Last year around this time, those of us in and around the Twin Cities metro area were entreated almost daily to stories speculative and pandering about landing a national political convention. We'd get stories about what a great thing it would be for the cities and the state; it was to be a financial windfall, and a prolonged PR campaign for the wonders of Urban Life, Minnesota-style. The sunshine and smoke competed for space in the media jet stream blown right up our collective butts.
As it unfolded, the GOP swooped in and chose St Paul, while the Democratic party was still hemming and hawing trying to make a decision. The initial news gave your Curmudgeon pause to grumble a bit. The subsequent news- that the convention will overlap with the State Fair, that the traffic congestion will be hellish, that an open-air detention center is coming to house protesters, that the funding outlay to host the convention is not exactly streaming in- all intensified the grumbling.
Imagine, if you will, the furrow on my brow deepening while reading news about another political convention possibly coming to town next summer- this time Minneapolis. Yeah, the Green Party is considering having their convention here. Minneapolis is in competition with Chicago and Detroit for hosting the Greens, with a decision expected by Aug 15.
To be frank- that furrow really isn't so deep. The major bugaboos with the GOP convention are not looking to surface with this convention. The Greens won't be the tens of thousands crush that the GOP convention will be. It is doubtful that the security for the Greens convention will require coordination with the National Guard. More importantly- no financial outlay will be needed to host the damn thing.
Would that there be more political parties like the Greens- or, for that matter, the Libertarians! Instead of the big two monoliths trying to encompass massive swaths of the political spectrum, with factions within each party struggling for dominance, why not several parties along the spectrum representing each faction? The progressives along the left could shake themselves free of the DLC, and the theocratic factions could get the representation they want without having to mitigate their platform with the corporatists. Old school Republicans could reclaim their own ground, rather than having to drag the albatross of the current criminal regime too much. The 'middle grounders' could found a Fence Sitting Party, and muddle about as they are wont.

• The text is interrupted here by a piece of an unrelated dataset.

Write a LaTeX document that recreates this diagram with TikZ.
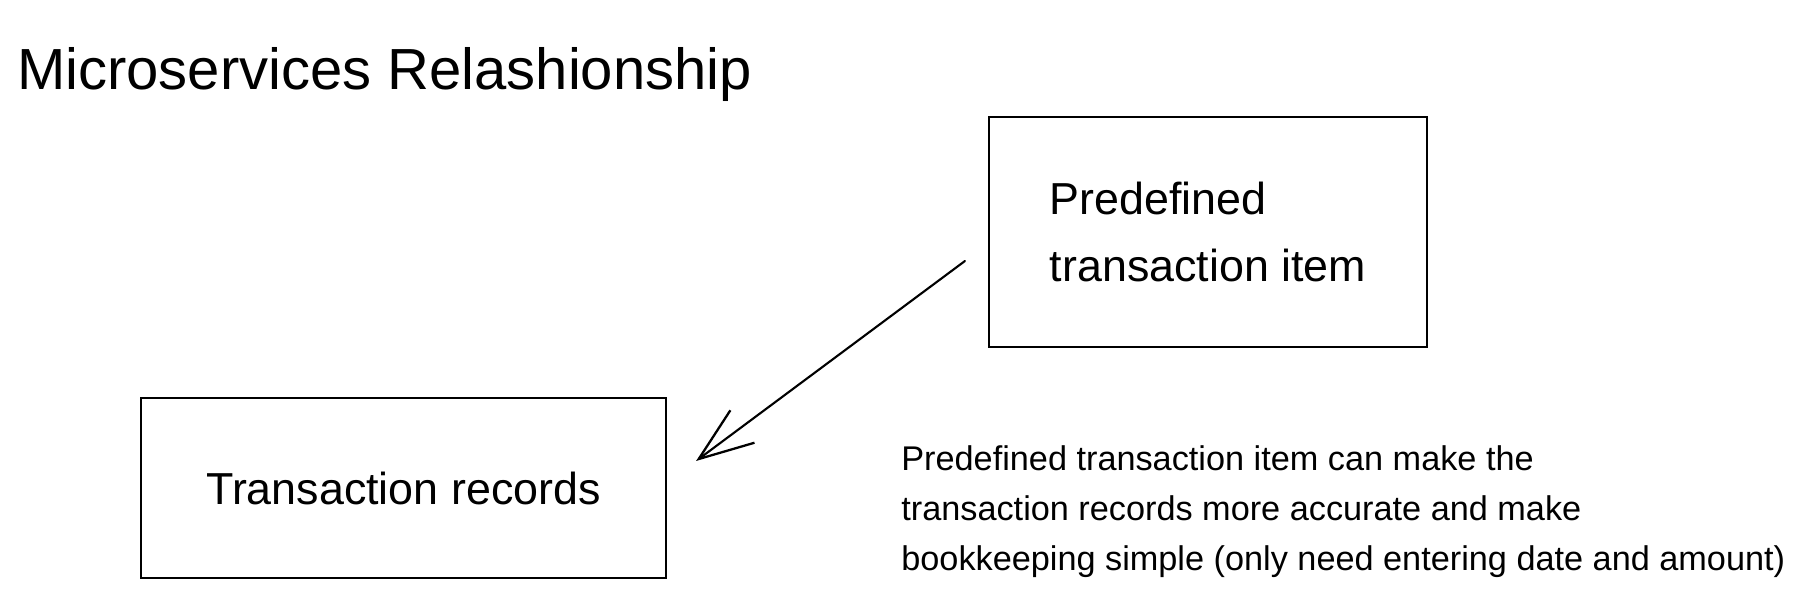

With more, and smaller political parties, it seems to me that the national conversation would be no doubt more complex, but inherently more honest. Each party could establish actual, authentic platforms, rather than the nearly-irrelevant monstrosities that appease many but represent in the end very few. A greater number of parties would also mean that no one party could dominate the entire political process- and to make progress politically, authentic cooperation and compromise would need to be engaged.
The conventions of these parties, too, would stop being boondoggles like the GOP and Democratic conventions will be. Smaller parties would mean smaller conventions, and smaller conventions would be much easier for locations to absorb. Such a thing could also mean that the nation could be spared a three hour prime-time broadcast commercial for nights on end. No matter where one stands in the political spectrum, that would be a point of nearly universal approval.